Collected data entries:
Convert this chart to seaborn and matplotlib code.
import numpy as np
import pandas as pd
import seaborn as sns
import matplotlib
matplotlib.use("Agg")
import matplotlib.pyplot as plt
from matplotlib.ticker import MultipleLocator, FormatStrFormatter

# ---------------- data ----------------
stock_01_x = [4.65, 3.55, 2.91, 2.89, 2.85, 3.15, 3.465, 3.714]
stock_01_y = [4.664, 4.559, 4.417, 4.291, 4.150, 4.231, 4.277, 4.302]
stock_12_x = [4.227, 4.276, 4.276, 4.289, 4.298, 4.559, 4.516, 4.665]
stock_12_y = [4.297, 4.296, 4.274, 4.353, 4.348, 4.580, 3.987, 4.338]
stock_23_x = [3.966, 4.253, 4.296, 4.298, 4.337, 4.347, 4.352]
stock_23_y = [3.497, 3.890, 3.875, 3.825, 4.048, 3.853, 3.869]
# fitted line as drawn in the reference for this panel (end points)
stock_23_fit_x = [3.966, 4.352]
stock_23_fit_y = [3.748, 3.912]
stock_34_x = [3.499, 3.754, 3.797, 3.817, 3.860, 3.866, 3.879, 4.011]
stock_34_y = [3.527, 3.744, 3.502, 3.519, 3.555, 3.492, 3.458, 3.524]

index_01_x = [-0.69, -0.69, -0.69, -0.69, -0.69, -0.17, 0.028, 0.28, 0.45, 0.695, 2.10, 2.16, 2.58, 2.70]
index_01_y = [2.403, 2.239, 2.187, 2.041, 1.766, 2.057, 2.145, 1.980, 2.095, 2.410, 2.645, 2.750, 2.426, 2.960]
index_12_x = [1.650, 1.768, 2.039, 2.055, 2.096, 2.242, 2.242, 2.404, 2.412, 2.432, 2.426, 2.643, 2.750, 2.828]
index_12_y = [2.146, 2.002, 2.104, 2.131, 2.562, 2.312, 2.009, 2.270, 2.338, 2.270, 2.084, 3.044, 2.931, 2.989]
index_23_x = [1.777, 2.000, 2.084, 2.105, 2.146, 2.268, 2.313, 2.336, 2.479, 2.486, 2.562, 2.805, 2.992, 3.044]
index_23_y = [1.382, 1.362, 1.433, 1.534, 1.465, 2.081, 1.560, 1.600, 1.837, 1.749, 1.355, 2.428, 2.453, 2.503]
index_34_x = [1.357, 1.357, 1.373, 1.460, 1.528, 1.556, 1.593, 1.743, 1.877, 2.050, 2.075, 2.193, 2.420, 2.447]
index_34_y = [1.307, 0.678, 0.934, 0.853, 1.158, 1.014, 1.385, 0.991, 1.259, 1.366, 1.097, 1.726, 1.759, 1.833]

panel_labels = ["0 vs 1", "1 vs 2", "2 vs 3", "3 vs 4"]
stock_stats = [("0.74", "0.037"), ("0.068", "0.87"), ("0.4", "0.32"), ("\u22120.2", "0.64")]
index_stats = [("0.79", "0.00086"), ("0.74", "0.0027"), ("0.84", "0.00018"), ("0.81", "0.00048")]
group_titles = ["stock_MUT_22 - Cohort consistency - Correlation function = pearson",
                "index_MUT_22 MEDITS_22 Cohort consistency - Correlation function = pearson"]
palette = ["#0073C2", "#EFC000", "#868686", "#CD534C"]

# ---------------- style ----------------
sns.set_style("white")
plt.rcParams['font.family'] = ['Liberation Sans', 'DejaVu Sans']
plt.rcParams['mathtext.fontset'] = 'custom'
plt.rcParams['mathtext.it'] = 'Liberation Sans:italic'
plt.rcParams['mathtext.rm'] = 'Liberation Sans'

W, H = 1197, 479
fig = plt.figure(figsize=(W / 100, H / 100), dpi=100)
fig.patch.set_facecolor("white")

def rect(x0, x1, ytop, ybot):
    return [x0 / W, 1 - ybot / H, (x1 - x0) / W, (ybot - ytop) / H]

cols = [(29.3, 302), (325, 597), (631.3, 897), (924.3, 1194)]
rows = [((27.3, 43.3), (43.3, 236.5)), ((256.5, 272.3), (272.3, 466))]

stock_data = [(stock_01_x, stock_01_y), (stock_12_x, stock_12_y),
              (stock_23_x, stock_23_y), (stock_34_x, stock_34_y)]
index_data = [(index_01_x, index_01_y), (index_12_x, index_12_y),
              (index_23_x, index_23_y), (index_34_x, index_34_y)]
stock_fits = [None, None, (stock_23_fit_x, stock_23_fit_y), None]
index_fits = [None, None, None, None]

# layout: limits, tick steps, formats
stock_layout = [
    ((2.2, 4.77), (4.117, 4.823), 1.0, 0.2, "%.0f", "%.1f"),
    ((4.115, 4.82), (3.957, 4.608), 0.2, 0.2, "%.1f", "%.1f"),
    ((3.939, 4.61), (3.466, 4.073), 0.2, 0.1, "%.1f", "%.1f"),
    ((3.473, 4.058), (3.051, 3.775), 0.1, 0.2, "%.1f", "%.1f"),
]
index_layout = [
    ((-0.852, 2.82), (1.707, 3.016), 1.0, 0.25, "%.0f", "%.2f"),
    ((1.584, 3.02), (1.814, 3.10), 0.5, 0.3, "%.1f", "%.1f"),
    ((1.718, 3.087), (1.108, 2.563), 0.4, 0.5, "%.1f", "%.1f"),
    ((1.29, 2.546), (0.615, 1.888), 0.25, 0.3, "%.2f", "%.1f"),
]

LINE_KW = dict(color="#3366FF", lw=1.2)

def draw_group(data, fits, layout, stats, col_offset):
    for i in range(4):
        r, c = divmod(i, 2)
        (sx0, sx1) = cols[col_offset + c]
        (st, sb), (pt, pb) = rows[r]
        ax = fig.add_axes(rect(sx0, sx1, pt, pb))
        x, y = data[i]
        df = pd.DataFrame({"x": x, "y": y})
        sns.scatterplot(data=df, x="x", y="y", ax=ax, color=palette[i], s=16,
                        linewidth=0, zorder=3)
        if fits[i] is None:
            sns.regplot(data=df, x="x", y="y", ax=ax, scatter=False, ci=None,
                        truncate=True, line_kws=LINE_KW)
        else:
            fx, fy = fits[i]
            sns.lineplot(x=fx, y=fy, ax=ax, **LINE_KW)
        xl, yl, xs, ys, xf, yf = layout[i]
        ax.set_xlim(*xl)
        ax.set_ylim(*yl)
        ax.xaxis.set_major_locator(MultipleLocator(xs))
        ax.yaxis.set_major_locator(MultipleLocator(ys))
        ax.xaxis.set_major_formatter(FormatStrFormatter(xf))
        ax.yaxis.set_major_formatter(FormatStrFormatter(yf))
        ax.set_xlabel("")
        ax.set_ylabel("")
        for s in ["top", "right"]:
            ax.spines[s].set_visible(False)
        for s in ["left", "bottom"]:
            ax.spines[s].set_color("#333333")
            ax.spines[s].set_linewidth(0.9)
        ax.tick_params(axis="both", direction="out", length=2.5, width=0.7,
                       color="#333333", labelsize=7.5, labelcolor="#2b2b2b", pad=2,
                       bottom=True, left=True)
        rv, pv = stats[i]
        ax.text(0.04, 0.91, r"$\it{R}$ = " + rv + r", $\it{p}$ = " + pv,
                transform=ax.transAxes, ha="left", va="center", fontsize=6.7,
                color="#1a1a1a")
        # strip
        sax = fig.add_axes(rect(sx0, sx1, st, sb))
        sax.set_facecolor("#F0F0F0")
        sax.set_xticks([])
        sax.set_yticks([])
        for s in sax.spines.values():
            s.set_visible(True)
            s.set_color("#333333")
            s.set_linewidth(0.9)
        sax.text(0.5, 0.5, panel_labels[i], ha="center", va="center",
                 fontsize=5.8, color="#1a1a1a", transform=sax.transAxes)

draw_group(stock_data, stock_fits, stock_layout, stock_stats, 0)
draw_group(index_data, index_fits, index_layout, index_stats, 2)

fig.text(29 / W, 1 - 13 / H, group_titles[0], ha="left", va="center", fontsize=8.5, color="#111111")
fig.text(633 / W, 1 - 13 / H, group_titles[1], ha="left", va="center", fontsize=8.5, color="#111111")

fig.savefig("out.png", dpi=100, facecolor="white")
---
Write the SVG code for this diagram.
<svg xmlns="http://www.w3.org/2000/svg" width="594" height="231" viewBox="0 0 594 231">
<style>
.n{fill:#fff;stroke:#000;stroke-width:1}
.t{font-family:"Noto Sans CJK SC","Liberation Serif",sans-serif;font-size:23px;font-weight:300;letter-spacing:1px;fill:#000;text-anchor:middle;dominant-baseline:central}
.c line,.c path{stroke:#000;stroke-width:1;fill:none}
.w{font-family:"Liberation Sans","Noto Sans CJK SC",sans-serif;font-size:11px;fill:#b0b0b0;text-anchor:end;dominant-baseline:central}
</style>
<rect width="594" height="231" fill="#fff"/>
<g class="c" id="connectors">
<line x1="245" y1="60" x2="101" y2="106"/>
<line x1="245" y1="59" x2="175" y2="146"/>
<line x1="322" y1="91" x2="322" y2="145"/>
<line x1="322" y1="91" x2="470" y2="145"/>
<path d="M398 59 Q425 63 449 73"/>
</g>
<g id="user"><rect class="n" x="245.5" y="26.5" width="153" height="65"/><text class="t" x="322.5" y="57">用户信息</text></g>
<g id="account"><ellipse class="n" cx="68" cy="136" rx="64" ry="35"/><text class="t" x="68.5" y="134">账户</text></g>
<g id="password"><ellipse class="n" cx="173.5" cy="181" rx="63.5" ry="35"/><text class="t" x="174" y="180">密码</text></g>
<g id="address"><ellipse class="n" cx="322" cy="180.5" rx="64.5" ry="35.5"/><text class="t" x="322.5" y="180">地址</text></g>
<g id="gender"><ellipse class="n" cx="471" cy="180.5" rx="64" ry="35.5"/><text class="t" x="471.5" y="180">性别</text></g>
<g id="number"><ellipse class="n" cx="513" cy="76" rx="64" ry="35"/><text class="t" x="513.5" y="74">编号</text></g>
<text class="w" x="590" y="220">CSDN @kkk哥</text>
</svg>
--
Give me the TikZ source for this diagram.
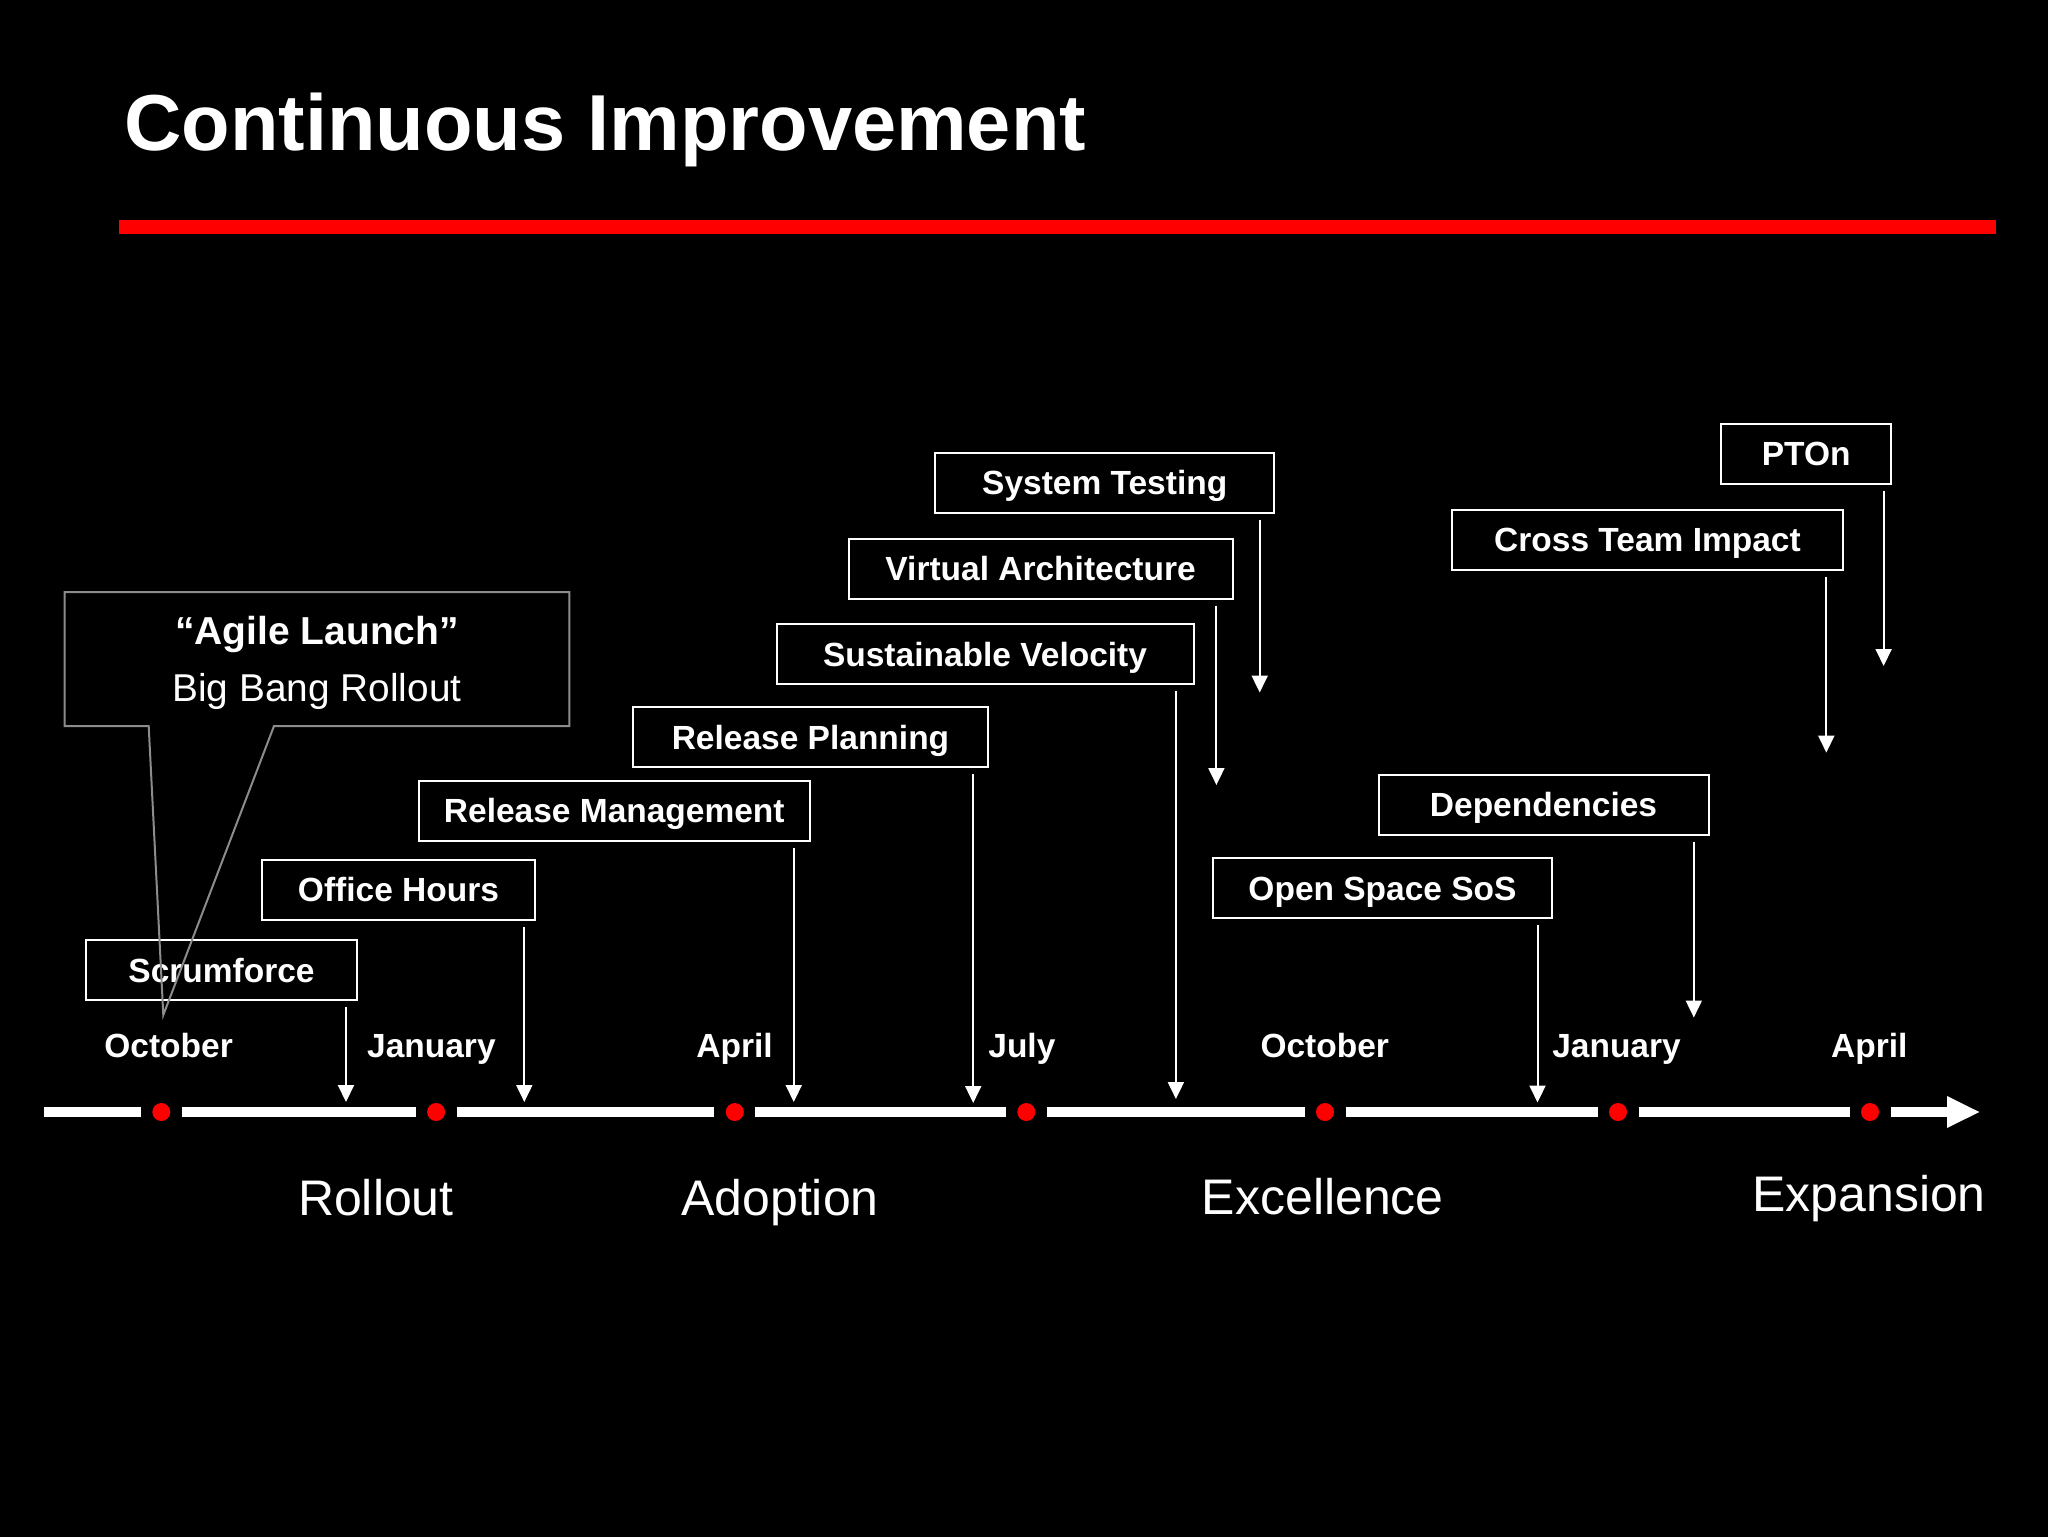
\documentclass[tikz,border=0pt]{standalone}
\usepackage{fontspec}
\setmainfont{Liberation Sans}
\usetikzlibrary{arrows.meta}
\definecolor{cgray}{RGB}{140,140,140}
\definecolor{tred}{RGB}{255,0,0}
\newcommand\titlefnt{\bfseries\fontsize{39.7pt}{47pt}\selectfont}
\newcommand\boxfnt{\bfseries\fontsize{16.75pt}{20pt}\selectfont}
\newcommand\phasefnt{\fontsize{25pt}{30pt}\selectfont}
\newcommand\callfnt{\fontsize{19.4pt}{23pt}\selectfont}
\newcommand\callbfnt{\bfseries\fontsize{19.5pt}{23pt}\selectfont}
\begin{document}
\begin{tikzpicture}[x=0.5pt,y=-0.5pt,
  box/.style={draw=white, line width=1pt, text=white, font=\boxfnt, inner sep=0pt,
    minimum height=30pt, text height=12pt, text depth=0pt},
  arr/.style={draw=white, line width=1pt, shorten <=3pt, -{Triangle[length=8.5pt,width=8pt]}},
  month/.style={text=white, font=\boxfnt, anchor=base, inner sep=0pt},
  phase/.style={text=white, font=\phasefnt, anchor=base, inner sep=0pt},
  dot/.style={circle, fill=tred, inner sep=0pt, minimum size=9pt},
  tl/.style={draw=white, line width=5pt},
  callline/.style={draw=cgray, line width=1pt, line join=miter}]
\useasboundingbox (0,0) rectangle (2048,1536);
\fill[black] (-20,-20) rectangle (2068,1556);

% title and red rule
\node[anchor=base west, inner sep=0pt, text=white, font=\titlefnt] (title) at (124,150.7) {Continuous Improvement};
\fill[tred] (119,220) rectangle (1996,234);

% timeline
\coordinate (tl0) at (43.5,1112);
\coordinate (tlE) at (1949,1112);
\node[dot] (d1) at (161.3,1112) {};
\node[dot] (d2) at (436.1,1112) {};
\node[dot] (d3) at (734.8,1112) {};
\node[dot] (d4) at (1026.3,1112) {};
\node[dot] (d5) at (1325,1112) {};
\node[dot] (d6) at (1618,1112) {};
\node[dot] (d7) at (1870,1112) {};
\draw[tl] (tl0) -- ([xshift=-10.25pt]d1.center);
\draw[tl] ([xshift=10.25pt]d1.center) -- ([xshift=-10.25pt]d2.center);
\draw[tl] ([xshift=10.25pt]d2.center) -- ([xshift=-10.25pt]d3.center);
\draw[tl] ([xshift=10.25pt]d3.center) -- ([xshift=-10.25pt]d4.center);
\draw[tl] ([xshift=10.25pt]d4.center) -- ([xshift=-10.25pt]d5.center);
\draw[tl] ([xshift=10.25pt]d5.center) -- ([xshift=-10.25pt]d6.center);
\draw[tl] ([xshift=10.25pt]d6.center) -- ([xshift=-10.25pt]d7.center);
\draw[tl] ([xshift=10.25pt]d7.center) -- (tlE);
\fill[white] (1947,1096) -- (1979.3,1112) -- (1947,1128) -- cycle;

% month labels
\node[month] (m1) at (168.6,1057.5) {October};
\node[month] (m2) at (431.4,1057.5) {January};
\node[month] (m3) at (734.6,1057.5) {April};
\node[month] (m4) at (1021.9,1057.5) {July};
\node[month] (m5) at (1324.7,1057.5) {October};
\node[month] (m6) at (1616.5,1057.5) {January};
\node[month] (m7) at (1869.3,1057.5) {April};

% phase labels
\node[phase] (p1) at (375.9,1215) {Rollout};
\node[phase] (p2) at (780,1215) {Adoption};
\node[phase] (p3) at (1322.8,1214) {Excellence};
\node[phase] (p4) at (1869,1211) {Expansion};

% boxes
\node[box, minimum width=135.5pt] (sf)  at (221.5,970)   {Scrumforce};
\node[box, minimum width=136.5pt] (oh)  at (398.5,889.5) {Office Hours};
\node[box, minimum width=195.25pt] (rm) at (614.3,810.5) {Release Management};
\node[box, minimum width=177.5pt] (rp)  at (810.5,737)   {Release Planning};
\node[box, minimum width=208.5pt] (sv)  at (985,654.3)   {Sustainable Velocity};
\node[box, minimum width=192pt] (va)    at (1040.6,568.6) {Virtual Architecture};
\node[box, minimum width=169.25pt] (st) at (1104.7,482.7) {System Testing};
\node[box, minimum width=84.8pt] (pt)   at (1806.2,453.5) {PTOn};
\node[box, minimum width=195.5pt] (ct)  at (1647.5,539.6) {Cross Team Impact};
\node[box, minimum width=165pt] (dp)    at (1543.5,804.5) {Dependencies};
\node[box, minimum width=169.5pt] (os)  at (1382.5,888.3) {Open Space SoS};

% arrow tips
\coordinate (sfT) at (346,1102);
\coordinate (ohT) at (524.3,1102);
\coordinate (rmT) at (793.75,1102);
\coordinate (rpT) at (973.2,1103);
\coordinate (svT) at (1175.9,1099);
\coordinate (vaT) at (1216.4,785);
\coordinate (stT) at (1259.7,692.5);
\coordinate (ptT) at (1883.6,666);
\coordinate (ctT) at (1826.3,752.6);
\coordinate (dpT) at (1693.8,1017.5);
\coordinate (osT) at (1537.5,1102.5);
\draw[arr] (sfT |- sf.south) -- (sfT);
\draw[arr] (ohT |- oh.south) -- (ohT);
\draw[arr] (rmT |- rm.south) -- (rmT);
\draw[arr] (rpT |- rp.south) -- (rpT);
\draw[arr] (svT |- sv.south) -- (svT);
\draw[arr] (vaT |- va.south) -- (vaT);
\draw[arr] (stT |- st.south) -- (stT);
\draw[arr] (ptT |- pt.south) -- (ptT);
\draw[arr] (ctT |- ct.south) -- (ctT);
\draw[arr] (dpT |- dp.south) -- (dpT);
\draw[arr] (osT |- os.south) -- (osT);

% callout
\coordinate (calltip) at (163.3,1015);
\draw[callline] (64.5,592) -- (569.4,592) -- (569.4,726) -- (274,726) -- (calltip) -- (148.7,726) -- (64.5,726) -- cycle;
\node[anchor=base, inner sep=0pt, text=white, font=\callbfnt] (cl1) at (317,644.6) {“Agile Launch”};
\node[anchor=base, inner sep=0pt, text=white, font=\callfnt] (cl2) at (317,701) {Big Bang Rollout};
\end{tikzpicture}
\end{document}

- EXERCISE DESCRIPTION:
Set down nothing but the lines from the one holding "Give me the TikZ source for this diagram." through the one holding "(-20,-20) rectangle (2068,1556);", both included, exactly as they appear; any picture is left out.

- TASK OUTPUT:
Give me the TikZ source for this diagram.
\documentclass[tikz,border=0pt]{standalone}
\usepackage{fontspec}
\setmainfont{Liberation Sans}
\usetikzlibrary{arrows.meta}
\definecolor{cgray}{RGB}{140,140,140}
\definecolor{tred}{RGB}{255,0,0}
\newcommand\titlefnt{\bfseries\fontsize{39.7pt}{47pt}\selectfont}
\newcommand\boxfnt{\bfseries\fontsize{16.75pt}{20pt}\selectfont}
\newcommand\phasefnt{\fontsize{25pt}{30pt}\selectfont}
\newcommand\callfnt{\fontsize{19.4pt}{23pt}\selectfont}
\newcommand\callbfnt{\bfseries\fontsize{19.5pt}{23pt}\selectfont}
\begin{document}
\begin{tikzpicture}[x=0.5pt,y=-0.5pt,
  box/.style={draw=white, line width=1pt, text=white, font=\boxfnt, inner sep=0pt,
    minimum height=30pt, text height=12pt, text depth=0pt},
  arr/.style={draw=white, line width=1pt, shorten <=3pt, -{Triangle[length=8.5pt,width=8pt]}},
  month/.style={text=white, font=\boxfnt, anchor=base, inner sep=0pt},
  phase/.style={text=white, font=\phasefnt, anchor=base, inner sep=0pt},
  dot/.style={circle, fill=tred, inner sep=0pt, minimum size=9pt},
  tl/.style={draw=white, line width=5pt},
  callline/.style={draw=cgray, line width=1pt, line join=miter}]
\useasboundingbox (0,0) rectangle (2048,1536);
\fill[black] (-20,-20) rectangle (2068,1556);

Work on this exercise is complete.